Step 3: Extract specific fields into columns

The -T fields flag combined with -e fieldname gives you tab-separated output ready for awk, sort, or Python. No manual parsing — just column extraction from decoded protocol data.

# Extract source IP, destination IP, and destination port for every TCP packet
tshark -r capture.pcap -Y 'tcp' -T fields \
  -e ip.src \
  -e ip.dst \
  -e tcp.dstport \
  2>/dev/null

# Extract DNS query names and response codes
tshark -r capture.pcap -Y 'dns' -T fields \
  -e dns.qry.name \
  -e dns.flags.rcode \
  2>/dev/null

# Extract HTTP method, host, and URI for every HTTP request
tshark -r capture.pcap -Y 'http.request' -T fields \
  -e http.request.method \
  -e http.host \
  -e http.request.uri \
  2>/dev/null

Don’t know the exact field name?

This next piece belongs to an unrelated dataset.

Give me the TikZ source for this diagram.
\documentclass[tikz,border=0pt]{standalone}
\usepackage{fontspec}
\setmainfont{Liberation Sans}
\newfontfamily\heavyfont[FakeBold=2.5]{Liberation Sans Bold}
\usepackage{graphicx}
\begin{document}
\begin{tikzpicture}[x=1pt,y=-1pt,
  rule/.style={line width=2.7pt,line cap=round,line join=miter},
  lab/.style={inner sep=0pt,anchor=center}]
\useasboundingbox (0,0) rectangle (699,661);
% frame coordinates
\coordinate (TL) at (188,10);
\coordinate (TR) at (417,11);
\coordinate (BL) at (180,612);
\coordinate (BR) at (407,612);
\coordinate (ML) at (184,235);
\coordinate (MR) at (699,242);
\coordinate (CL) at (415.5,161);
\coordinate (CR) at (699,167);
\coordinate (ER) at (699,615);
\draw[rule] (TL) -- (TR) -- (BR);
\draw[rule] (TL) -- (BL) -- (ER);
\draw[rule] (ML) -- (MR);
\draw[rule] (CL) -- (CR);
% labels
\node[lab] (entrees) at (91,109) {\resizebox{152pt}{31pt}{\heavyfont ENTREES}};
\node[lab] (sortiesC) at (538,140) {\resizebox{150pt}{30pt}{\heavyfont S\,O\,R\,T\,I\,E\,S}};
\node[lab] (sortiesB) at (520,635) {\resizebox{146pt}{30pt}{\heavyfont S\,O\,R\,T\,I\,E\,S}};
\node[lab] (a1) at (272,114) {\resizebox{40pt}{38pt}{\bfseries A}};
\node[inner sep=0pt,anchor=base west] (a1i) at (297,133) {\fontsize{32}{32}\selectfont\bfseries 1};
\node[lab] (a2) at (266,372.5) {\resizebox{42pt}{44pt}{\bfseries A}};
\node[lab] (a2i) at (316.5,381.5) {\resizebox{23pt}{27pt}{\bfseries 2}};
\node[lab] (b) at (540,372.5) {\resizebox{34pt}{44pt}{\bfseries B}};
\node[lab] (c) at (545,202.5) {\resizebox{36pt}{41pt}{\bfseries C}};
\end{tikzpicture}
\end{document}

In Wireshark, hover over a field in the packet details pane — the name appears in the status bar at the bottom. Or search the field registry directly:

tshark -G fields 2>/dev/null | grep -i 'user.agent'

Step 4: Build traffic statistics with -z

The -z flag invokes tshark’s built-in statistics modules. They’re faster than piping field output to external tools because everything runs in a single pass — no intermediate output, no extra shell processes.

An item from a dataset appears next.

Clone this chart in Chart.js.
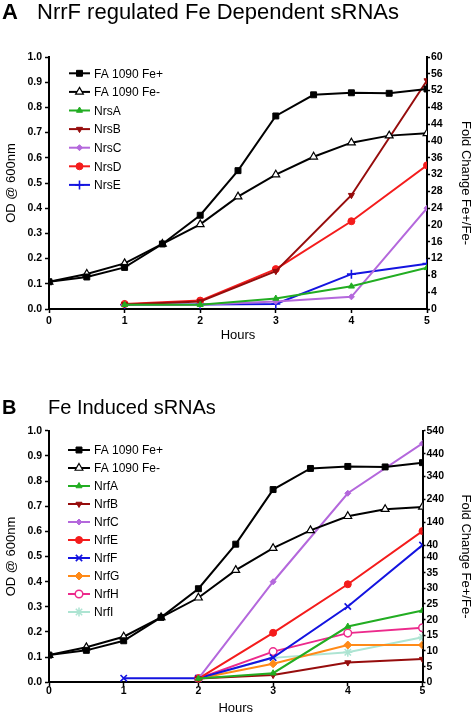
<!DOCTYPE html>
<html><head><meta charset="utf-8">
<script src="https://cdn.jsdelivr.net/npm/chart.js@4.4.0/dist/chart.umd.min.js"></script>
<style>
html,body{margin:0;padding:0;background:#fff;width:472px;height:713px;overflow:hidden;font-family:"Liberation Sans",Arial,sans-serif}
.wrap{position:absolute;left:0;width:472px}
.t{position:absolute;font-size:22px;white-space:nowrap;color:#000;line-height:1;z-index:2}
</style></head><body>
<div class="wrap" style="top:0;height:360px"><canvas id="cA" width="472" height="360"></canvas></div>
<div class="wrap" style="top:360px;height:360px"><canvas id="cB" width="472" height="360"></canvas></div>
<div class="t" style="left:2px;top:1px;font-weight:bold">A</div>
<div class="t" style="left:37px;top:1px">NrrF regulated Fe Dependent sRNAs</div>
<div class="t" style="left:2px;top:397px;font-weight:bold;font-size:20px">B</div>
<div class="t" style="left:48px;top:397px;font-size:20px">Fe Induced sRNAs</div>
<script>
// ---------- data ----------
const hoursGrowth = [0, 0.5, 1, 1.5, 2, 2.5, 3, 3.5, 4, 4.5, 5];
const odFePlus  = [0.108, 0.127, 0.165, 0.258, 0.372, 0.549, 0.766, 0.850, 0.858, 0.856, 0.873];
const odFeMinus = [0.108, 0.139, 0.181, 0.258, 0.336, 0.446, 0.533, 0.604, 0.660, 0.688, 0.697];

const hoursA = [1, 2, 3, 4, 5];
const nrsA = [1.0, 1.0, 2.5, 5.4, 9.8];
const nrsB = [1.1, 1.8, 9.0, 27.1, 54.4];
const nrsC = [1.0, 1.0, 1.8, 2.9, 24.0];
const nrsD = [1.2, 2.0, 9.5, 20.9, 34.2];
const nrsE = [1.0, 1.1, 1.2, 8.3, 10.8];

const hoursB = [2, 3, 4, 5];
const hoursNrfF = [1, 2, 3, 4, 5];
const nrfA = [1.2, 2.9, 17.8, 22.9];
const nrfB = [1.2, 2.3, 6.3, 7.4];
const nrfC = [1.2, 32.1, 267, 485];
const nrfE = [1.2, 15.8, 31.3, 102];
const nrfF = [1.3, 1.3, 7.9, 24.2, 41];
const nrfG = [1.2, 5.9, 11.9, 11.9];
const nrfH = [1.2, 9.8, 15.7, 17.4];
const nrfI = [1.2, 7.8, 9.6, 14.4];

const hourTicks = [0, 1, 2, 3, 4, 5];
const odTicks = [0, 0.1, 0.2, 0.3, 0.4, 0.5, 0.6, 0.7, 0.8, 0.9, 1.0];
const foldTicksA = [0, 4, 8, 12, 16, 20, 24, 28, 32, 36, 40, 44, 48, 52, 56, 60];
const foldTicksBLower = [0, 5, 10, 15, 20, 25, 30, 35, 40];
const foldTicksBUpper = [40, 140, 240, 340, 440, 540];

// ---------- setup ----------
const FONT = "'Liberation Sans', Arial, sans-serif";
Chart.defaults.font.family = FONT;
Chart.defaults.color = '#000';

const pts = (xs, ys) => xs.map((x, i) => ({x: x, y: ys[i]}));

// piecewise (broken) linear scale for panel B
class BrokenScale extends Chart.LinearScale {
  _dec(v) {
    const o = this.options.broken;
    if (v <= o.breakAt) return v / o.breakAt * o.lowerFrac;
    return o.upperStart + (v - o.breakAt) / (o.top - o.breakAt) * (1 - o.upperStart);
  }
  getPixelForValue(v) { return this.getPixelForDecimal(this._dec(v)); }
  getValueForPixel(p) {
    const o = this.options.broken;
    const d = this.getDecimalForPixel(p);
    if (d <= o.lowerFrac) return d / o.lowerFrac * o.breakAt;
    return o.breakAt + (d - o.upperStart) / (1 - o.upperStart) * (o.top - o.breakAt);
  }
}
BrokenScale.id = 'broken';
BrokenScale.defaults = Chart.LinearScale.defaults;
Chart.register(BrokenScale);

// legend drawn inside plot area
const insideLegend = {
  id: 'insideLegend',
  afterDraw(chart, args, o) {
    const ctx = chart.ctx, ca = chart.chartArea;
    chart.data.datasets.forEach((ds, i) => {
      const y = ca.top + o.y0 + i * o.dy;
      const x0 = o.x0, x1 = o.x0 + o.len;
      ctx.save();
      ctx.strokeStyle = ds.borderColor;
      ctx.lineWidth = 2;
      ctx.beginPath(); ctx.moveTo(x0, y); ctx.lineTo(x1, y); ctx.stroke();
      ctx.fillStyle = ds.pointBackgroundColor;
      ctx.strokeStyle = ds.pointBorderColor || ds.borderColor;
      ctx.lineWidth = ds.pointBorderWidth;
      Chart.helpers.drawPoint(ctx, {pointStyle: ds.pointStyle, rotation: ds.pointRotation || 0,
        radius: ds.pointRadius, borderWidth: ds.pointBorderWidth}, (x0 + x1) / 2, y);
      ctx.fillStyle = '#000';
      ctx.font = '12px ' + FONT;
      ctx.textBaseline = 'middle';
      ctx.textAlign = 'left';
      ctx.fillText(ds.label, x1 + 4, y + 1);
      ctx.restore();
    });
  }
};

function ds(label, data, color, style, opts) {
  return Object.assign({
    label: label, data: data, borderColor: color, backgroundColor: color,
    pointBackgroundColor: color, pointBorderColor: color, pointBorderWidth: 1,
    pointStyle: style, pointRadius: 3.5, borderWidth: 2, yAxisID: 'y2',
    tension: 0, fill: false
  }, opts || {});
}

const C = {green: '#22ad22', dred: '#960c0c', purple: '#b468dc', red: '#f41c1c',
  blue: '#1414e0', orange: '#ff8a18', pink: '#ec2a8c', cyan: '#ade4d2'};

function growthSets() {
  return [
    ds('FA 1090 Fe+', pts(hoursGrowth, odFePlus), '#000', 'rect',
      {yAxisID: 'y', pointRadius: 4.2, pointBackgroundColor: '#000'}),
    ds('FA 1090 Fe-', pts(hoursGrowth, odFeMinus), '#000', 'triangle',
      {yAxisID: 'y', pointRadius: 4.5, pointBackgroundColor: '#fff', pointBorderWidth: 1.2})
  ];
}

const tickFont = {size: 10.5, weight: 'bold'};
const axisGrid = {drawOnChartArea: false, drawTicks: true, tickLength: 4, tickColor: '#000', tickWidth: 1.5};
const axisBorder = {display: true, color: '#000', width: 2};

function baseOptions(p) {
  return {
    responsive: false, animation: false,
    layout: {padding: {top: p.top, left: 0, right: 0, bottom: 0}},
    plugins: {legend: {display: false}, tooltip: {enabled: false}, insideLegend: p.legend},
    scales: {
      x: {
        type: 'linear', min: 0, max: 5, position: 'bottom',
        afterBuildTicks: s => { s.ticks = hourTicks.map(v => ({value: v})); },
        ticks: {font: tickFont, padding: p.xPad, autoSkip: false, maxRotation: 0},
        grid: axisGrid, border: axisBorder,
        title: {display: true, text: 'Hours', font: {size: 13}, padding: {top: 0, bottom: p.xTitlePad}},
        afterFit: s => { s.height = p.xH; }
      },
      y: {
        type: 'linear', min: 0, max: 1, position: 'left',
        afterBuildTicks: s => { s.ticks = odTicks.map(v => ({value: v})); },
        ticks: {font: tickFont, padding: 3, autoSkip: false, callback: v => v.toFixed(1)},
        grid: axisGrid, border: axisBorder,
        title: {display: true, text: 'OD @ 600nm', font: {size: 13}, padding: {top: 4, bottom: 0}},
        afterFit: s => { s.width = 49; }
      },
      y2: Object.assign({
        position: 'right',
        grid: Object.assign({}, axisGrid, {tickLength: 3}), border: axisBorder,
        title: {display: true, text: 'Fold Change Fe+/Fe-', font: {size: 13, lineHeight: 1}, padding: {top: 0, bottom: 0}},
        afterFit: s => { s.width = p.rW; }
      }, p.y2)
    }
  };
}

// ---------- Panel A ----------
new Chart(document.getElementById('cA'), {
  type: 'line',
  data: {datasets: growthSets().concat([
    ds('NrsA', pts(hoursA, nrsA), C.green, 'triangle'),
    ds('NrsB', pts(hoursA, nrsB), C.dred, 'triangle', {pointRotation: 180}),
    ds('NrsC', pts(hoursA, nrsC), C.purple, 'rectRot', {pointRadius: 3}),
    ds('NrsD', pts(hoursA, nrsD), C.red, 'circle'),
    ds('NrsE', pts(hoursA, nrsE), C.blue, 'cross', {pointRadius: 4.5, pointBorderWidth: 1.6})
  ])},
  options: baseOptions({
    top: 57, xH: 51, xPad: 2, xTitlePad: 17, rW: 45,
    legend: {x0: 69, len: 21, y0: 16.3, dy: 18.6},
    y2: {type: 'linear', min: 0, max: 60,
      afterBuildTicks: s => { s.ticks = foldTicksA.map(v => ({value: v})); },
      ticks: {font: tickFont, padding: 1, autoSkip: false}}
  }),
  plugins: [insideLegend]
});

// ---------- Panel B ----------
new Chart(document.getElementById('cB'), {
  type: 'line',
  data: {datasets: growthSets().concat([
    ds('NrfA', pts(hoursB, nrfA), C.green, 'triangle'),
    ds('NrfB', pts(hoursB, nrfB), C.dred, 'triangle', {pointRotation: 180}),
    ds('NrfC', pts(hoursB, nrfC), C.purple, 'rectRot', {pointRadius: 3}),
    ds('NrfE', pts(hoursB, nrfE), C.red, 'circle'),
    ds('NrfF', pts(hoursNrfF, nrfF), C.blue, 'crossRot', {pointRadius: 4.5, pointBorderWidth: 1.6}),
    ds('NrfG', pts(hoursB, nrfG), C.orange, 'rectRot', {pointRadius: 4}),
    ds('NrfH', pts(hoursB, nrfH), C.pink, 'circle', {pointRadius: 3.8, pointBackgroundColor: '#fff', pointBorderWidth: 1.5}),
    ds('NrfI', pts(hoursB, nrfI), C.cyan, 'star', {pointRadius: 4.5, pointBorderWidth: 1.5})
  ])},
  options: baseOptions({
    top: 70.7, xH: 37.7, xPad: -1, xTitlePad: 4, rW: 49.5,
    legend: {x0: 68, len: 22, y0: 19.3, dy: 18.0},
    y2: {type: 'broken', min: 0, max: 540,
      broken: {breakAt: 40, top: 540, lowerFrac: 0.498, upperStart: 0.5445},
      afterBuildTicks: s => {
        s.ticks = foldTicksBLower.map(v => ({value: v}))
          .concat(foldTicksBUpper.map(v => ({value: v === 40 ? 40.0001 : v})));
      },
      ticks: {font: tickFont, padding: 1, autoSkip: false, callback: v => String(Math.round(v))}}
  }),
  plugins: [insideLegend]
});
</script>
</body></html>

# Protocol hierarchy — percentage breakdown by protocol
tshark -r capture.pcap -z io,phs -q 2>/dev/null

# Top talkers by IP (bytes transferred)
tshark -r capture.pcap -z conv,ip -q 2>/dev/null | sort -k 6 -rn | head -20

# DNS query/response summary
tshark -r capture.pcap -z dns,tree -q 2>/dev/null

# HTTP request methods and response codes
tshark -r capture.pcap -z http,tree -q 2>/dev/null

# TCP connection summary (SYN/FIN/RST counts per pair)
tshark -r capture.pcap -z conv,tcp -q 2>/dev/null

The -q flag suppresses per-packet output so you only see the statistics table.

Step 5: Combine field extraction with Unix tools for custom statistics

Built-in stats don’t cover every question. When you need a custom answer, pipe field output through standard Unix tools:

# Count DNS queries per domain, sorted by frequency
tshark -r capture.pcap -Y 'dns.flags.response == 0' -T fields \
  -e dns.qry.name 2>/dev/null \
  | sort | uniq -c | sort -rn | head -20

# Find top destination ports being contacted
tshark -r capture.pcap -Y 'tcp.flags.syn == 1 and tcp.flags.ack == 0' \
  -T fields -e tcp.dstport 2>/dev/null \
  | sort | uniq -c | sort -rn

# Extract all HTTP User-Agent strings (useful for detecting bots)
tshark -r capture.pcap -Y 'http.user_agent' -T fields \
  -e http.user_agent 2>/dev/null \
  | sort -u

Step 6: Export filtered packets to a new pcap

Sometimes you need a slice of the capture — to share with a colleague or feed into another tool without moving a 500MB file:

# Save only DNS traffic to a new file
tshark -r capture.pcap -Y 'dns' -w dns_only.pcap 2>/dev/null

# Save traffic to/from a specific host
tshark -r capture.pcap -Y 'ip.addr == 192.168.1.100' -w host_traffic.pcap 2>/dev/null

Practical script: quick pcap summary

Here’s a shell script I keep around for incident triage. Drop a pcap on it and get an immediate overview in under 10 seconds:

#!/bin/bash
# Usage: ./pcap-summary.sh capture.pcap
FILE="${1:-capture.pcap}"

echo "=== Packet count ==="
tshark -r "$FILE" 2>/dev/null | wc -l

echo "=== Protocol breakdown ==="
tshark -r "$FILE" -z io,phs -q 2>/dev/null

echo "=== Top 10 talkers ==="
tshark -r "$FILE" -z conv,ip -q 2>/dev/null \
  | tail -n +8 | sort -k6 -rn | head -10

echo "=== DNS failures (NXDOMAIN) ==="
tshark -r "$FILE" -Y 'dns.flags.rcode == 3' -T fields \
  -e dns.qry.name 2>/dev/null | sort | uniq -c | sort -rn

echo "=== TCP RST sources ==="
tshark -r "$FILE" -Y 'tcp.flags.reset == 1' -T fields \
  -e ip.src -e tcp.srcport 2>/dev/null | sort | uniq -c | sort -rn | head -10

On high-throughput services, pcap files grow into the gigabytes fast. Two things make the biggest difference: keep the display filter as tight as possible (the narrower, the less tshark has to walk through), and always pair -z with -q. Without -q, per-packet output floods your terminal alongside the statistics table.

A Few Things to Watch Out For

Multi-valued fields: A single packet can return multiple values for dns.qry.name if it contains multiple questions. tshark separates them with commas by default — use -E separator=\n if you need one value per line.
Encrypted traffic: tshark can decrypt TLS if you supply the session keys file: -o tls.keylog_file:/path/to/sslkeylog.log. Set SSLKEYLOGFILE in your browser or application to generate this file.
Large files: For captures over 1GB, split with editcap -c 100000 big.pcap split/out.pcap first, then process each chunk in parallel.